Of course, money can be used to right wrongs. But who decides right from wrong? Since there is no writing in the sky to point out what is right, that decision is left to human beings, who often disagree quite violently on the concepts of right and wrong. When money changes hands, those who receive it are usually favorable, while those who hand it over dislike it, unless they can get something worthwhile in exchange. Few will accept being charged money because others deem it the right thing to do. We must remember that Confederates truly believed they were in the right when they seceded. When the Union forced them at gunpoint to free the slaves, allowing Afro-Americans to join the vast ranks of Euro-American wage slaves, they did what they had to, while the guns were pointed, and no more. Laws giving former slaves the same rights as Whites were ignored. A century later, the U.S. government forced changes in the Jim Crow laws that had made Blacks second-class citizens. Dixiecrats sullenly obeyed, but have been clawing back their racist privileges ever since. Progressives are locked in a close battle to protect these rights, and to restore the ones that have been taken. Cash payouts will tip the scales against chances for any justice to take hold.
Yet, justice must be done.
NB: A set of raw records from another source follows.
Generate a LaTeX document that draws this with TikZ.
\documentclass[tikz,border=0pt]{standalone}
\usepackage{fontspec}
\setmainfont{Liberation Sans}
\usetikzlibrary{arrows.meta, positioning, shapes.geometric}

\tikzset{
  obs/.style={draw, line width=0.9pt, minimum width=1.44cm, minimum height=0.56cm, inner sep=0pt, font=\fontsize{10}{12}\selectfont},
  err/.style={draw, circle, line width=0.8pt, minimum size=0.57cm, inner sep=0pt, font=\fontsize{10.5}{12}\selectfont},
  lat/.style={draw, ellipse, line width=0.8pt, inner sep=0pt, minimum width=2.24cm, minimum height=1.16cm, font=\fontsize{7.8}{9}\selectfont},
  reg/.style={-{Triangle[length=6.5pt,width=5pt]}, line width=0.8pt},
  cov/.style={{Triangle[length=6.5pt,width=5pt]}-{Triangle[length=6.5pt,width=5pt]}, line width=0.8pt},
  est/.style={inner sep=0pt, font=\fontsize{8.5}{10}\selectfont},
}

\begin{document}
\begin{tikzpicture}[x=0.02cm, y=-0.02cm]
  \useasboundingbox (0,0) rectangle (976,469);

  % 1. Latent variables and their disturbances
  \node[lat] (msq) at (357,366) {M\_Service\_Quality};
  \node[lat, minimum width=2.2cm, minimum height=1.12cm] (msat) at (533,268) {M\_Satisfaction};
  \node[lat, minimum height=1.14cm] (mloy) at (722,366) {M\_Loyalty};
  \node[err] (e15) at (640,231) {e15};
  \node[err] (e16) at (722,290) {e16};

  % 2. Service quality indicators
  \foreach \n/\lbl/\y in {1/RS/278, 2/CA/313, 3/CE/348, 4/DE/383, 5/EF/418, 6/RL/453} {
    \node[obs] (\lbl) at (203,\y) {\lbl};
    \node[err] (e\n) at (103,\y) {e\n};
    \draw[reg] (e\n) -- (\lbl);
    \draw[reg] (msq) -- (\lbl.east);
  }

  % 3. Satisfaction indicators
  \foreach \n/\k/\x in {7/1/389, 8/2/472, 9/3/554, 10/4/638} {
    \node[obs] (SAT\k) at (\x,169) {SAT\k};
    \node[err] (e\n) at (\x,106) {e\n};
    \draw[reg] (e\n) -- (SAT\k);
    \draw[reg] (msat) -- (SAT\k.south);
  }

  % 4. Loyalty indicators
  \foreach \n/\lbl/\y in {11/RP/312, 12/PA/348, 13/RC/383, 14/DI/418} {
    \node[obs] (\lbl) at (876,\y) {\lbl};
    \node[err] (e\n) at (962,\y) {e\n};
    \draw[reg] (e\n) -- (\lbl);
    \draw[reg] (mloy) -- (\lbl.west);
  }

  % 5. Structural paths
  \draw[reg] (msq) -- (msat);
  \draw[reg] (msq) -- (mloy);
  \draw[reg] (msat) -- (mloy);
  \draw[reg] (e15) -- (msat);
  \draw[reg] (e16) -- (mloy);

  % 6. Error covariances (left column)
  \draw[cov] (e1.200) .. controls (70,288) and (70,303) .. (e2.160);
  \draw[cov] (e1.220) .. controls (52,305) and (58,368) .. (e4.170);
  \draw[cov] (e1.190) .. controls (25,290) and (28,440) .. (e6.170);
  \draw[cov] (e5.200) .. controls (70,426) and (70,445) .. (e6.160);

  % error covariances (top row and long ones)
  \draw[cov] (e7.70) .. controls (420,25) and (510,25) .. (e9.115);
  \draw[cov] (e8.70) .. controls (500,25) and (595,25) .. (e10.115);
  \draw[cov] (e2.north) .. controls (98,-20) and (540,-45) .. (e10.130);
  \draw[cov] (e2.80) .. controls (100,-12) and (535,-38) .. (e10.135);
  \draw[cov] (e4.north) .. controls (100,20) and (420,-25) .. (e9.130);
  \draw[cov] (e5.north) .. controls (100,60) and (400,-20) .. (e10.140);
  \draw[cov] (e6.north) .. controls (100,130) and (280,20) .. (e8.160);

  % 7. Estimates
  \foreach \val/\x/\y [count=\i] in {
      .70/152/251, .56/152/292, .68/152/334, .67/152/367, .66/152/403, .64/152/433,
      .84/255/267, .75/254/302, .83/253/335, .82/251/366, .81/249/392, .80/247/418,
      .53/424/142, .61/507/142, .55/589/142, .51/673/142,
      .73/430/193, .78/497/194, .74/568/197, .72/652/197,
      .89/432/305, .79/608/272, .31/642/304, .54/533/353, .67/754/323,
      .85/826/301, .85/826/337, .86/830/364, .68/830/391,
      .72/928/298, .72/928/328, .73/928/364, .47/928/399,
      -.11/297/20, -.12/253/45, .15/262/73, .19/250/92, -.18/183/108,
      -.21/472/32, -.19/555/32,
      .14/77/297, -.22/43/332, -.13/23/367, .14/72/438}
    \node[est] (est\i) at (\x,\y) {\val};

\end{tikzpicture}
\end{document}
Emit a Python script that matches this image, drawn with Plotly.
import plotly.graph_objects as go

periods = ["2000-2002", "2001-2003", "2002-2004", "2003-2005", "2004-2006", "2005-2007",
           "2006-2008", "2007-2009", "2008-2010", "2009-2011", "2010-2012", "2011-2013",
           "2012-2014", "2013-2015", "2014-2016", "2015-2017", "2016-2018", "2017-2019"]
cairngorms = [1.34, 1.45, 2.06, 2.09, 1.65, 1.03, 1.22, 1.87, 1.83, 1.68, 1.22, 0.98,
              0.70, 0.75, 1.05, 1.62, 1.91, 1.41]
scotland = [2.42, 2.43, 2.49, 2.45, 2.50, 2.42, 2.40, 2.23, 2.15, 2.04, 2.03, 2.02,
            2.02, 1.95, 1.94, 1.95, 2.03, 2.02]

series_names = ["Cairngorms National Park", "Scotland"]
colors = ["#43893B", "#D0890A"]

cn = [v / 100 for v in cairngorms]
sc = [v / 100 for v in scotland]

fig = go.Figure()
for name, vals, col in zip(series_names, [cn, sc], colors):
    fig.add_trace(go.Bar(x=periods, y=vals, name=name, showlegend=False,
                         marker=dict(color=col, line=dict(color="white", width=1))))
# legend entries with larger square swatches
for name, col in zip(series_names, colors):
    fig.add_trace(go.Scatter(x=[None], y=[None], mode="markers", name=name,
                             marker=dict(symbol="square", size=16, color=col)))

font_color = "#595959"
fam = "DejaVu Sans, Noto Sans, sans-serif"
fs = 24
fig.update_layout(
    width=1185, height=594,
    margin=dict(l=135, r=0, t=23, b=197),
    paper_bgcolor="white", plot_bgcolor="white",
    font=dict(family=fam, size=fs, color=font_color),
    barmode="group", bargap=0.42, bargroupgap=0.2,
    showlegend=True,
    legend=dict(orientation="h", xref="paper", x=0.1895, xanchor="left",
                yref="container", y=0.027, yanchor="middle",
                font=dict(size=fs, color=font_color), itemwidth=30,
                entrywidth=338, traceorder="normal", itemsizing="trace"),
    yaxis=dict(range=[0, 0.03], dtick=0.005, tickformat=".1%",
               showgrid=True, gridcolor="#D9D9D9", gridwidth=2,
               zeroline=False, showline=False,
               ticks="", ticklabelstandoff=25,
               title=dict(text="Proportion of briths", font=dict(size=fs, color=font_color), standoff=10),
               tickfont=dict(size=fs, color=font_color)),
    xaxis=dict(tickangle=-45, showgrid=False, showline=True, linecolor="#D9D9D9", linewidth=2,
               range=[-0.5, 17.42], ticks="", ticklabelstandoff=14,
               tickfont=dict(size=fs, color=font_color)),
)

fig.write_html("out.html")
A nation founded on the self-evident truth of human equality cannot continue to practice inequality, and long endure. We must enforce existing laws protecting equality, and enact new laws as needed to advance equality. We need to reform the police, partnering law enforcement with mental health and social work. We must restore voting rights, and enforce laws prohibiting discrimination in housing and hiring. We need to end the prison-industrial State, rearranging law enforcement goals toward rehabilitation instead of punishment. We need to reform education, so that all Americans can go into the world equipped to function comfortably in it. We must re-invent the economy to provide real opportunity, in this wealthy nation, for everyone. We have been making slow progress on these fronts, and things seem stalled right now. We need to reinvigorate our efforts, working together as true partners having the same goals. These, and others, are reparations that just might stick.
Dr. King and his followers did not march, get jailed, beaten up, and even killed, for money. They sacrificed to change the conscience of the country so that America would live up to its original intentions, to recognize our brotherhood. As corny as it sounds, brotherhood is the only emotion that can save this country. We can achieve brotherhood only when all of us become aware of how much in common we all have. The project is tortuously difficult, and judging by how far we have come, it will take a long time. But we must redouble our collective efforts to accomplish this goal. The alternative is to foolishly protect the status-quo of several nations inside of one, on a trajectory of destruction. Cash reparations will only hasten the destruction. I hate having to call out people on the same side I am on. Still, I must warn my fellow progressives against making a terrible, perhaps irrevocable, mistake.